On the secondary market, Mad Love attracts two types of buyers: collectors chasing high-grade CGC slabs for investment, and fans seeking Signature Series copies signed by Timm or Dini. No specific public auction record could be verified for this title in the sources consulted — the market value is qualitatively strong, particularly for first printings in CGC 9.8, which are thinly represented on the CGC census.
Batman: Harley Quinn #1 (1999): the entry into mainstream continuity
Published in October 1999, Batman: Harley Quinn #1 is an oversized one-shot written by Paul Dini with art by Yvel Guichet and a painted cover by Alex Ross. It is Harley Quinn's first appearance in the main DC continuity (outside the animated universe), set against the backdrop of the No Man's Land crossover in which a earthquake has leveled Gotham City. The story deepens the character's origin — Poison Ivy's formula grants her immunity to toxins and enhanced physical abilities — and locks in her ambivalent relationship with the Joker.
The Alex Ross painted cover is the issue's primary draw for collectors: Ross was already acclaimed for Kingdom Come (1996) and Marvels (1994), lending the one-shot a pictorial prestige that is unusual for its era. No public auction record has been found for this title in the sources consulted; the market is active across all grades.
Other publishing milestones worth knowing
Harley Quinn vol. 1 #1 (2000), the character's first ongoing solo series, was written by Karl Kesel with art by Terry Dodson — the series ran for 25 issues. The New 52 relaunch delivered a visually transformed Harley in Suicide Squad vol. 4 #1 (2011, written by Adam Glass), introducing the bleached skin and the red-and-blue palette that mainstream audiences associate with the films. The solo series Harley Quinn vol. 2 (2013–2016), written by Jimmy Palmiotti and Amanda Conner, is widely considered the definitive standalone run on the character. These issues trade actively on the secondary market but without any spectacular documented record to report.

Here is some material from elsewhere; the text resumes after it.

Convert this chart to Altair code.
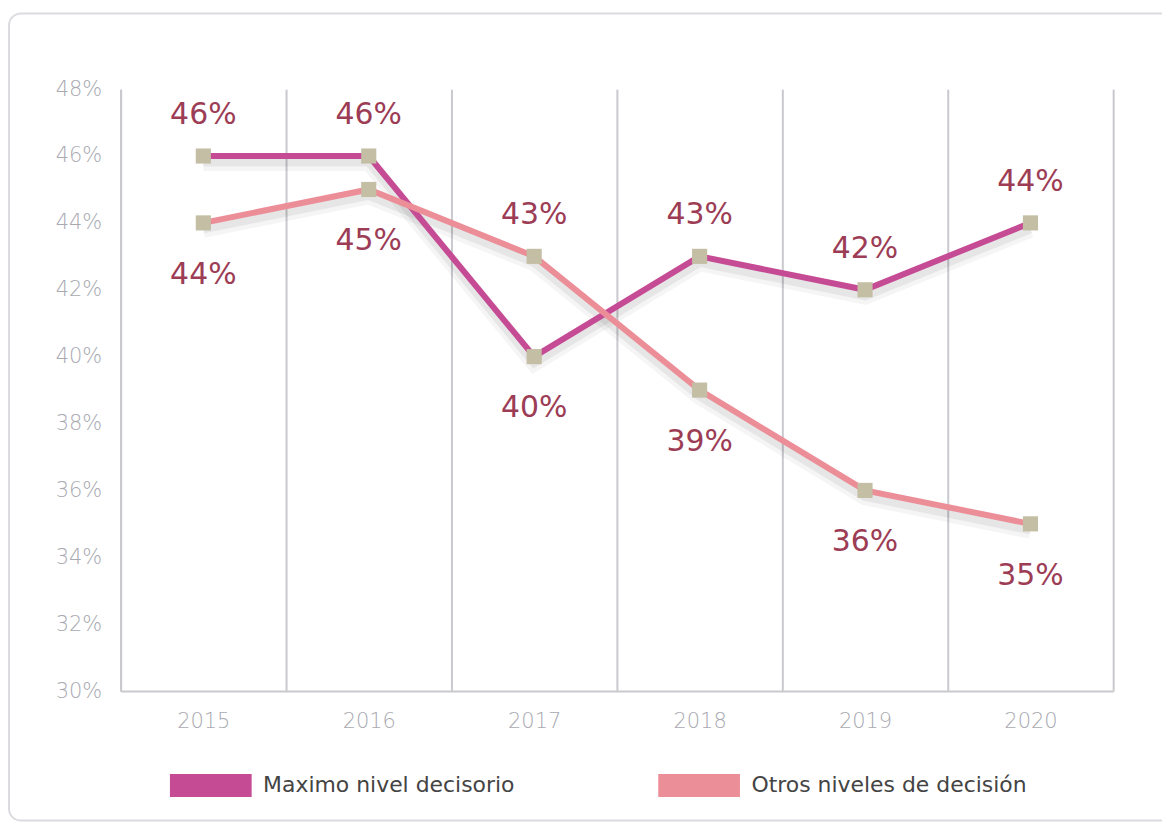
import altair as alt
import pandas as pd

years = ["2015", "2016", "2017", "2018", "2019", "2020"]
series_names = ["Maximo nivel decisorio", "Otros niveles de decisión"]
maximo = [46, 46, 40, 43, 42, 44]
otros = [44, 45, 43, 39, 36, 35]
maximo_label_pos = ["above", "above", "below", "above", "above", "above"]
otros_label_pos = ["below", "below", "above", "below", "below", "below"]
y_ticks = [30, 32, 34, 36, 38, 40, 42, 44, 46, 48]
series_colors = ["#C64B95", "#EC8E97"]

rows = []
for yr, v, p in zip(years, maximo, maximo_label_pos):
    rows.append({"year": yr, "serie": series_names[0], "value": v / 100, "pos": p})
for yr, v, p in zip(years, otros, otros_label_pos):
    rows.append({"year": yr, "serie": series_names[1], "value": v / 100, "pos": p})
df = pd.DataFrame(rows)

W, H = 996, 604
GRID = "#C9C9CE"
AXLAB = "#A9A9B1"
FONT = "DejaVu Sans"

x_enc = alt.X(
    "year:N",
    sort=years,
    bandPosition=0.5,
    scale=alt.Scale(type="band", paddingInner=0, paddingOuter=0),
    axis=alt.Axis(
        title=None, tickBand="extent", grid=True, gridColor=GRID, gridWidth=2,
        ticks=False, labelAngle=0, labelFont=FONT, labelFontSize=21,
        labelFontWeight=300, labelColor=AXLAB, labelPadding=20,
        domainColor=GRID, domainWidth=2,
    ),
)
y_enc = alt.Y(
    "value:Q",
    scale=alt.Scale(domain=[0.30, 0.48], nice=False, zero=False),
    axis=alt.Axis(
        title=None, values=[t / 100 for t in y_ticks], format=".0%", grid=False,
        ticks=False, labelFont=FONT, labelFontSize=21, labelFontWeight=300,
        labelColor=AXLAB, labelPadding=19, domainColor=GRID, domainWidth=2,
    ),
)

base = alt.Chart(df)

card = alt.Chart(alt.Data(values=[{}])).mark_rect(
    fill="white", fillOpacity=0, stroke="#DCDCE0", strokeWidth=2, cornerRadius=12
).encode(x=alt.value(-112), x2=alt.value(1075), y=alt.value(-76), y2=alt.value(734))

shadow_wide = base.mark_line(color="#000000", opacity=0.04, strokeWidth=16, yOffset=7).encode(
    x=x_enc, y=y_enc, detail="serie:N"
)
shadow = base.mark_line(color="#000000", opacity=0.06, strokeWidth=9, yOffset=6).encode(
    x=x_enc, y=y_enc, detail="serie:N"
)
lines = base.mark_line(strokeWidth=6).encode(
    x=x_enc, y=y_enc,
    color=alt.Color(
        "serie:N",
        scale=alt.Scale(domain=series_names, range=series_colors),
        legend=alt.Legend(
            title=None, orient="none", legendX=38, legendY=646, direction="horizontal",
            columns=2, columnPadding=73, gridAlign="all",
            symbolType="M-1,0L1,0", symbolSize=6724,
            symbolStrokeWidth=23, symbolOpacity=1, labelOffset=0,
            labelFont=FONT, labelFontSize=22, labelColor="#444444", labelLimit=500,
            padding=0,
        ),
    ),
)
squares = base.mark_square(size=230, color="#C3BEA4", opacity=1).encode(x=x_enc, y=y_enc)

text_style = dict(font=FONT, fontSize=30, color="#9C3C55", baseline="middle", align="center")
labels_above = base.transform_filter(alt.datum.pos == "above").mark_text(dy=-41, **text_style).encode(
    x=x_enc, y=y_enc, text=alt.Text("value:Q", format=".0%")
)
labels_below = base.transform_filter(alt.datum.pos == "below").mark_text(dy=52, **text_style).encode(
    x=x_enc, y=y_enc, text=alt.Text("value:Q", format=".0%")
)

chart = alt.layer(
    card, shadow_wide, shadow, lines, squares, labels_above, labels_below
).properties(
    width=W, height=H,
    autosize=alt.AutoSizeParams(type="none"),
    padding={"left": 113, "top": 80, "right": 49, "bottom": 133},
).configure_view(stroke=None)

chart.save("out.html", embed_options={"renderer": "svg", "actions": False})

The impact of adaptations on collector values
Harley Quinn is today one of DC's most visible screen characters. Suicide Squad (2016, Margot Robbie) grossed $749 million worldwide; Birds of Prey (2020) $205.5 million; The Suicide Squad (2021, James Gunn) $169 million. In 2024, Todd Phillips's Joker: Folie à Deux saw Lady Gaga portray a version of the character, grossing $207.5 million worldwide. The animated series Harley Quinn (2019–, voiced by Kaley Cuoco) has also broadened the fanbase considerably. Each major release produces a measurable uptick in demand for The Batman Adventures #12 and Mad Love on auction platforms.